Dans le même espace d’intervention, mais pour d’autres raisons, l’enseignement
des langues vivantes à l’école élémentaire n’a pas trouvé partout les mêmes possibilités de développement, les collaborations mises en oeuvre dans les Contrats
éducatifs locaux n’ont pas partout activé des partenariats aussi valorisants.
Aussi, demeurer attaché aux repères installés par la fonction, sans soumission excessive à son expression dans le territoire, permet de maintenir une vigilance essentielle, car la continuité du service public peut être affectée par les effets pervers
de certaines formes de contractualisation.

En outre, la réduction de la spécificité professionnelle à l’engagement personnel peut indéniablement fragiliser les professionnels. On peut craindre en effet qu’ils subissent alors de plein fouet les aléas de la confrontation et qu’ils se trouvent contraints de redéfinir en permanence leur place, leur fonction et leur rôle, dans des rapports entre individus qui réclament d’être toujours « re-contractualisés ».
À l’inverse, il me paraît possible de montrer qu’on peut exercer en ZEP sur la base d’un compromis au caractère incontestablement professionnel.
Car les indiscutables difficultés à agir y sont approchées dans une certaine façon d’agir - et d’agir en équipe. Ce n’est ni une ascèse, ni une aventure héroïque, même si ce n’est pas, loin s’en faut, une sinécure. Cela suppose néanmoins que l’institution
mesure avec lucidité la demande faite à ses agents et qu’elle évite de toujours
évaluer, a priori et exclusivement, l’efficience des actions au niveau de mobilisation personnelle qu’elles supposent.

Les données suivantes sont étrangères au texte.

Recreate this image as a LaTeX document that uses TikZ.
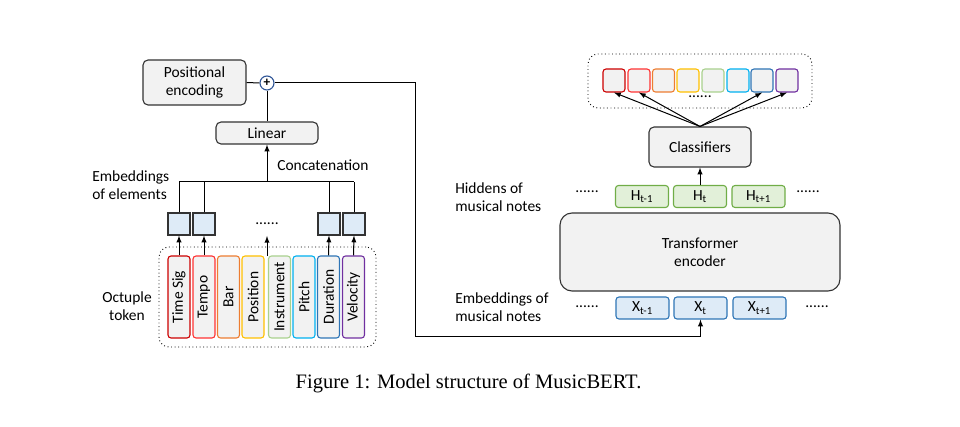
\documentclass[tikz,border=0pt]{standalone}
\usepackage{fontspec}
\setmainfont{Carlito}
\newfontfamily\capfont{Liberation Serif}
\usetikzlibrary{arrows}

\newlength{\du}
\setlength{\du}{0.75pt}

\definecolor{boxline}{rgb}{0.200000, 0.200000, 0.200000}
\definecolor{boxfill}{rgb}{0.949000, 0.949000, 0.949000}
\definecolor{embfill}{rgb}{0.870000, 0.922000, 0.969000}
\definecolor{plusline}{rgb}{0.184000, 0.333000, 0.592000}
\definecolor{colts}{rgb}{0.800000, 0.000000, 0.000000}
\definecolor{colte}{rgb}{1.000000, 0.200000, 0.200000}
\definecolor{colba}{rgb}{0.929000, 0.490000, 0.192000}
\definecolor{colpo}{rgb}{1.000000, 0.753000, 0.000000}
\definecolor{colin}{rgb}{0.663000, 0.820000, 0.557000}
\definecolor{colpi}{rgb}{0.000000, 0.690000, 0.941000}
\definecolor{coldu}{rgb}{0.180000, 0.459000, 0.714000}
\definecolor{colve}{rgb}{0.439000, 0.188000, 0.627000}
\definecolor{hidline}{rgb}{0.439000, 0.678000, 0.278000}
\definecolor{hidfill}{rgb}{0.886000, 0.941000, 0.851000}

\tikzset{
  box/.style={draw=boxline, fill=boxfill, rounded corners=5\du, line width=1.1\du, inner sep=0pt, align=center},
  tokbox/.style={draw=#1, fill=boxfill, rounded corners=3\du, line width=1.1\du, inner sep=0pt, minimum width=82\du, minimum height=22\du, rotate=90},
  outbox/.style={draw=#1, fill=boxfill, rounded corners=3\du, line width=1.1\du, inner sep=0pt, minimum width=22\du, minimum height=23\du},
  embbox/.style={draw=boxline, fill=embfill, line width=1.1\du, inner sep=0pt, minimum size=22\du},
  notebox/.style={draw=#1, rounded corners=3\du, line width=1.1\du, inner sep=0pt, minimum width=53\du, minimum height=22\du},
  groupbox/.style={draw=black, dotted, rounded corners=10\du, line width=0.9\du},
  wire/.style={draw=black, line width=1\du},
  arr/.style={wire, -latex},
  lbl/.style={align=left, anchor=west, inner sep=0pt},
}

\begin{document}
\begin{tikzpicture}[x=1\du, y=-1\du, font=\fontsize{11.6}{13.5}\selectfont]
\useasboundingbox (0,0) rectangle (960,427);

% left part: octuple token
\node[groupbox, minimum width=217\du, minimum height=100\du] (tokgroup) at (267.5,297) {};
\node[tokbox=colts] (tsig) at (179,297) {Time Sig};
\node[tokbox=colte] (tempo) at (204,297) {Tempo};
\node[tokbox=colba] (bar) at (228.5,297) {Bar};
\node[tokbox=colpo] (pos) at (253,297) {Position};
\node[tokbox=colin] (instr) at (279.5,297) {Instrument};
\node[tokbox=colpi] (pitch) at (304,297) {Pitch};
\node[tokbox=coldu] (dur) at (328.5,297) {Duration};
\node[tokbox=colve] (vel) at (353.5,297) {Velocity};
\node[align=center] (octlbl) at (127,306) {Octuple\\token};

\node[embbox] (etsig) at (179,224) {};
\node[embbox] (etempo) at (204,224) {};
\node[embbox] (edur) at (329,224) {};
\node[embbox] (evel) at (354,224) {};
\node (edots) at (267,224) {......};
\coordinate (midtok) at (267,256);
\coordinate (midemb) at (267,236);

\draw[arr] (tsig.east) -- (etsig.south);
\draw[arr] (tempo.east) -- (etempo.south);
\draw[arr] (dur.east) -- (edur.south);
\draw[arr] (vel.east) -- (evel.south);
\draw[arr] (midtok) -- (midemb);

\node[lbl] (emblbl) at (92,185) {Embeddings\\of elements};

\coordinate (barl) at (179,182);
\coordinate (barm) at (267,182);
\coordinate (barr) at (354,182);
\draw[wire] (barl) -- (barr);
\draw[wire] (etsig.north) -- (barl);
\draw[wire] (etempo.north) -- (etempo.north |- barm);
\draw[wire] (edur.north) -- (edur.north |- barm);
\draw[wire] (evel.north) -- (barr);

\node[box, minimum width=102\du, minimum height=22\du] (linear) at (267,133) {Linear};
\draw[arr] (barm) -- (linear.south);
\node[lbl] (concat) at (277,165) {Concatenation};

\node[box, minimum width=103\du, minimum height=45\du] (posenc) at (194.5,82.5) {Positional\\encoding};
\node[circle, draw=plusline, fill=white, line width=1.1\du, inner sep=0pt, minimum size=14\du, font=\fontsize{10}{10}\selectfont\bfseries] (plus) at (267,83) {+};
\draw[wire] (posenc.east) -- (plus.west);
\draw[wire] (linear.north) -- (plus.south);

% right part: encoder
\node[notebox=coldu, fill=embfill] (xprev) at (642.5,308) {X\textsubscript{t-1}};
\node[notebox=coldu, fill=embfill] (xcur) at (700.5,308) {X\textsubscript{t}};
\node[notebox=coldu, fill=embfill] (xnext) at (759.5,308) {X\textsubscript{t+1}};
\node (xdotsl) at (587,307) {......};
\node (xdotsr) at (817,307) {......};
\node[lbl] (xlbl) at (455,307) {Embeddings of\\musical notes};

\coordinate (turnA) at (415,83);
\coordinate (turnB) at (415,337);
\draw[wire, -latex] (plus.east) -- (turnA) -- (turnB) -- (xcur.south |- turnB) -- (xcur.south);

\node[box, rounded corners=12\du, minimum width=280\du, minimum height=78\du] (encoder) at (700,252) {Transformer\\encoder};

\node[notebox=hidline, fill=hidfill] (hprev) at (642,196.5) {H\textsubscript{t-1}};
\node[notebox=hidline, fill=hidfill] (hcur) at (700,196.5) {H\textsubscript{t}};
\node[notebox=hidline, fill=hidfill] (hnext) at (758.5,196.5) {H\textsubscript{t+1}};
\node (hdotsl) at (587,192) {......};
\node (hdotsr) at (808,192) {......};
\node[lbl] (hlbl) at (455,197) {Hiddens of\\musical notes};

\node[box, minimum width=102\du, minimum height=40\du] (classif) at (700,147) {Classifiers};
\draw[arr] (hcur.north) -- (classif.south);

\node[groupbox, minimum width=224\du, minimum height=54\du] (outgroup) at (700,81) {};
\node[outbox=colts] (ots) at (614,80.5) {};
\node[outbox=colte] (ote) at (639,80.5) {};
\node[outbox=colba] (oba) at (663.5,80.5) {};
\node[outbox=colpo] (opo) at (688,80.5) {};
\node[outbox=colin] (oin) at (713,80.5) {};
\node[outbox=colpi] (opi) at (738,80.5) {};
\node[outbox=coldu] (odu) at (762,80.5) {};
\node[outbox=colve] (ove) at (787,80.5) {};
\node (odots) at (700,97) {......};

\draw[arr] (classif.north) -- (ots.south);
\draw[arr] (classif.north) -- (ote.south);
\draw[arr] (classif.north) -- (odu.south);
\draw[arr] (classif.north) -- (ove.south);

\node[font=\capfont\fontsize{15.4}{18}\selectfont] (caption) at (468.5,383) {Figure 1: Model structure of MusicBERT.};
\end{tikzpicture}
\end{document}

Il existe pourtant d’autres ressorts qu’il est possible et nécessaire d’activer : professionnalisation des acteurs, identification précise
des champs d’intervention, complémentarité affichée des fonctions, mise
en réseau des ressources, formation spécifique à la prise en charge des
publics réputés difficiles, dispositifs d’aide aux enseignants...

Il me semble que, dans les ZEP, les professionnels ont besoin de repères
stables et de points d’ancrage sûrs, pour paradoxalement, être en mesure
de faire preuve des nécessaires capacités d’adaptation qu’impose la situation
qu’ils affrontent.

Veiller en ce sens à ce que les appuis institutionnels portés par les fonctions ne soient pas irrémédiablement solubles dans le territoire me paraît être aujourd’hui d’une importance cruciale.